Regarding the structure of Silent Flood, we move through seasons, but also shared universes. These people share the land as well as the context and the present-day history of war, even if they don’t share a past. How did you come up with this flow? It's rhythmical in a beautiful way, and gets more political and more emotional as the film progresses.
The answer is simple: we go through time and through places, and they all unite in one field. There, we can hear the voices of the past – those who were children during the wars back then – and the voices of children today, who are also growing up during wartime.
I was also thinking about the roles of tenses – past, present and future – in every part of the film, and I can't escape the feeling that they, too, overlap.
Yes, it’s a double or even triple exposure [of stories] in the same place, but with the difference that what once felt bad now feels good.
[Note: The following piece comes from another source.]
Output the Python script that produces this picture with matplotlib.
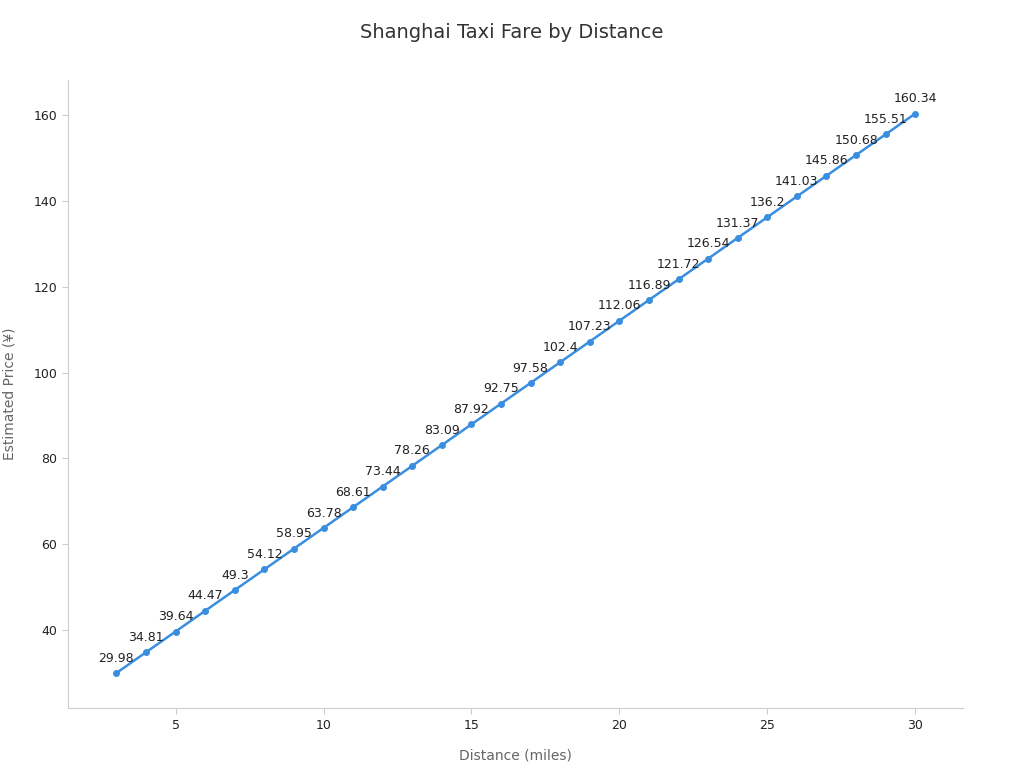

This aspect arose the first time I met members of the community, when I came to the area to go rafting on the river. I saw so many bridges damaged in World War II that were just left like that because there was no reason to rebuild them. I was on the river, surrounded by nature and those bridges from the past, and that was the particular feeling I wanted to capture with this film. It was my first inspiration.
For this film, you worked alongside three other cinematographers. There is a particular softness to the image at all times, which is especially noticeable when the light is low.
The idea was to create images that would look and feel like paintings. We didn’t use any artificial light, and we sought out those sunsets and sunrises – a lot of beautiful scenes actually happened during those magical moments. I also like fog, which we had a lot of there, since it’s a river canyon, so we were lucky to be able to use it as a natural effect.